#### [Stored data]
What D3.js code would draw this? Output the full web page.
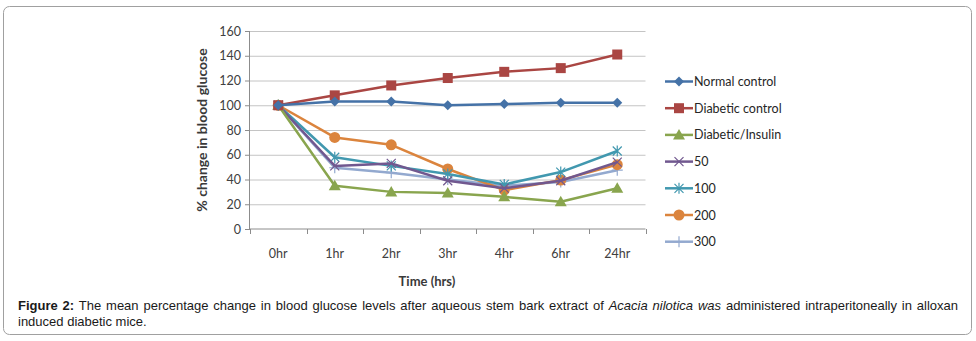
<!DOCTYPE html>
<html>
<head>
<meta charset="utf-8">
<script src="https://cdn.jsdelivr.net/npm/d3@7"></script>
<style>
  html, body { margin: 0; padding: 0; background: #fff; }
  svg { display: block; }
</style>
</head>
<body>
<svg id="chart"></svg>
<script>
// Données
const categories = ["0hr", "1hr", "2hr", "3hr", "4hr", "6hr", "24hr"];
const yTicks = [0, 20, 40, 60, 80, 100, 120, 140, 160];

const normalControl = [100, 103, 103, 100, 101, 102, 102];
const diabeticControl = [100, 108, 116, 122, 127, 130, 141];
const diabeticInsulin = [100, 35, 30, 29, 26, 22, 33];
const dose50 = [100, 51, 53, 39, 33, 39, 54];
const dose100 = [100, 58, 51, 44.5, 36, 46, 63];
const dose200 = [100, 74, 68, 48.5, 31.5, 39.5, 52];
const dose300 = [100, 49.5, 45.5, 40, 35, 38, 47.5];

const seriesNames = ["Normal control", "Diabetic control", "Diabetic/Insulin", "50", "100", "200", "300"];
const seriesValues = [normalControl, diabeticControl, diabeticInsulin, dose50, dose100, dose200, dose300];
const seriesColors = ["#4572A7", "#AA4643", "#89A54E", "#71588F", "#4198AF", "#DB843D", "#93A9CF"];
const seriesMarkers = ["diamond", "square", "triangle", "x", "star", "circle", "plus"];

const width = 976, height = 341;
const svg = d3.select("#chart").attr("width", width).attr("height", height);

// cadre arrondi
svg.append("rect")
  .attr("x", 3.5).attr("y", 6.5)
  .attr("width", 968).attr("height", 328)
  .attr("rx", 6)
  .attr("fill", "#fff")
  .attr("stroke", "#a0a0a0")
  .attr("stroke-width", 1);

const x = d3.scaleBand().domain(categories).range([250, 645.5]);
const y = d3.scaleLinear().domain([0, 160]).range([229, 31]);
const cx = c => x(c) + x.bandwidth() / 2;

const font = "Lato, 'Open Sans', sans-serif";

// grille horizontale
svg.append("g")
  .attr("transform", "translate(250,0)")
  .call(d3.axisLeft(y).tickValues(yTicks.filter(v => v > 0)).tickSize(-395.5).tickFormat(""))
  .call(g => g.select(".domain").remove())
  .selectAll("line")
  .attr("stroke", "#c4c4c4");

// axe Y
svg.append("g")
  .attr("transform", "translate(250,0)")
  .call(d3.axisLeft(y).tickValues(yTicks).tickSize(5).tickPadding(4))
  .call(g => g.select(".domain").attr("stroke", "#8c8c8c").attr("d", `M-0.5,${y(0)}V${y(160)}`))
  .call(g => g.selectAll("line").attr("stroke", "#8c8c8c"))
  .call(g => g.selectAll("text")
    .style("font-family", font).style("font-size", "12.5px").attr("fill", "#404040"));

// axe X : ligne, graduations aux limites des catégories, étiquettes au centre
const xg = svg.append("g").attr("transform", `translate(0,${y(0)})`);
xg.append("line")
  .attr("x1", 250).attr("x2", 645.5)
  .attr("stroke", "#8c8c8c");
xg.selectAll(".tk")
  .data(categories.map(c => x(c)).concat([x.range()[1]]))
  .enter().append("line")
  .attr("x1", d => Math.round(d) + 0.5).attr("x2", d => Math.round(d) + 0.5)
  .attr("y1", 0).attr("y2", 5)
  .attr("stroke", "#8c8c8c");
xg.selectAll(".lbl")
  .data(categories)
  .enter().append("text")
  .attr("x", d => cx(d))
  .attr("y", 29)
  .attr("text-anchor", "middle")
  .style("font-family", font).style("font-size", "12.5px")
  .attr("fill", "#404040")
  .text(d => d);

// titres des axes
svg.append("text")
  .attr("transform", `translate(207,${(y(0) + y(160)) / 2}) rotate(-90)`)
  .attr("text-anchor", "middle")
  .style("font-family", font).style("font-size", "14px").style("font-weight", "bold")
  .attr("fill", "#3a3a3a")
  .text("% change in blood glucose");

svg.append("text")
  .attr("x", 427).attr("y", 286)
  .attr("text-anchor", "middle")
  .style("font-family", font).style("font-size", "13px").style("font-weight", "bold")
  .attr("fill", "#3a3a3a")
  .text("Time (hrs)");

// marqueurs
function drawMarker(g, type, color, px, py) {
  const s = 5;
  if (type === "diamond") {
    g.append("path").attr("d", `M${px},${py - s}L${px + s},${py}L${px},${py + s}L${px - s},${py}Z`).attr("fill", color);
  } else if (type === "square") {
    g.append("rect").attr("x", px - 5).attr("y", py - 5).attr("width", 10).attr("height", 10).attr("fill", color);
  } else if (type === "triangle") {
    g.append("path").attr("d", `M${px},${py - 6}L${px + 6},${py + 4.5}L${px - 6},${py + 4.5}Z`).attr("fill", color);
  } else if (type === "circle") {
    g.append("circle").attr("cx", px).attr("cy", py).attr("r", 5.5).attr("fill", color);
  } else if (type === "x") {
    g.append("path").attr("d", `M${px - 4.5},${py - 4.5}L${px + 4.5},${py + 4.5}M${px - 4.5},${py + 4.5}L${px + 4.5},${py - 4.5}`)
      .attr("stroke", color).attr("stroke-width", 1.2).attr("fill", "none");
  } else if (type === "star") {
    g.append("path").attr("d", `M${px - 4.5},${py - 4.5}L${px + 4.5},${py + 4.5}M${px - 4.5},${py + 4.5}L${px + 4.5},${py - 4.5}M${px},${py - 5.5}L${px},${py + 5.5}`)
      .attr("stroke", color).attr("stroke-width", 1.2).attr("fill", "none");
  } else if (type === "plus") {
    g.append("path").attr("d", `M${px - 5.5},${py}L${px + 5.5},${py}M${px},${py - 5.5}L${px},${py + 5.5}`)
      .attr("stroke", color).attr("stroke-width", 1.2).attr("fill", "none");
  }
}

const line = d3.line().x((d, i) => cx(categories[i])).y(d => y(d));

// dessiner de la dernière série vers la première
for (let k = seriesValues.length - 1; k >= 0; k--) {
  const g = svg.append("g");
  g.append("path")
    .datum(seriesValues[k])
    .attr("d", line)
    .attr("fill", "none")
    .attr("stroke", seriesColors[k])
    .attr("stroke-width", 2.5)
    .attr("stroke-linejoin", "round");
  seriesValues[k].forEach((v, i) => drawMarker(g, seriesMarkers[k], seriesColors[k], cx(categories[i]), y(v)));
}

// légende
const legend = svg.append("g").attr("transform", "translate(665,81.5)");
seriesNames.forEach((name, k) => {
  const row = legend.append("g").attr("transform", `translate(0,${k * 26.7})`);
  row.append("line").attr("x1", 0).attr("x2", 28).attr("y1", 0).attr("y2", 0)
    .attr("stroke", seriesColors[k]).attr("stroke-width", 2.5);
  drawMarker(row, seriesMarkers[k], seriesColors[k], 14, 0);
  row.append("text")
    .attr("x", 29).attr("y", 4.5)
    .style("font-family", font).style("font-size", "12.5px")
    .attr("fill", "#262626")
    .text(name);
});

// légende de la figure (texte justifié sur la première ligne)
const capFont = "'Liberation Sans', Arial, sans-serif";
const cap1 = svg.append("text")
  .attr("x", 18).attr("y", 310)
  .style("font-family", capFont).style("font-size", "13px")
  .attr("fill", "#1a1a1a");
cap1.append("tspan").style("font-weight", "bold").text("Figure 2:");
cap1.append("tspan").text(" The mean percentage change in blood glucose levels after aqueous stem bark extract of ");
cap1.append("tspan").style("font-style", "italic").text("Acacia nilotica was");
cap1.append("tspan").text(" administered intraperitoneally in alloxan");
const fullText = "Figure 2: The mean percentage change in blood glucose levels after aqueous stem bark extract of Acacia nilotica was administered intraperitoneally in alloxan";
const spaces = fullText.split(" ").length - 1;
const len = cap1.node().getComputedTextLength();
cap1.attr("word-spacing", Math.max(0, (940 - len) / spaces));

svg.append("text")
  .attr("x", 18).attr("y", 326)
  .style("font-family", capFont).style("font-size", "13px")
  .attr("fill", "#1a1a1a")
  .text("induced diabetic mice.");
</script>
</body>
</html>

#### [Required work]
From the first line above through the line containing "120, 140, 160];", copy everything exactly, without the pictures.

#### [Answer to this task]
What D3.js code would draw this? Output the full web page.
<!DOCTYPE html>
<html>
<head>
<meta charset="utf-8">
<script src="https://cdn.jsdelivr.net/npm/d3@7"></script>
<style>
  html, body { margin: 0; padding: 0; background: #fff; }
  svg { display: block; }
</style>
</head>
<body>
<svg id="chart"></svg>
<script>
// Données
const categories = ["0hr", "1hr", "2hr", "3hr", "4hr", "6hr", "24hr"];
const yTicks = [0, 20, 40, 60, 80, 100, 120, 140, 160];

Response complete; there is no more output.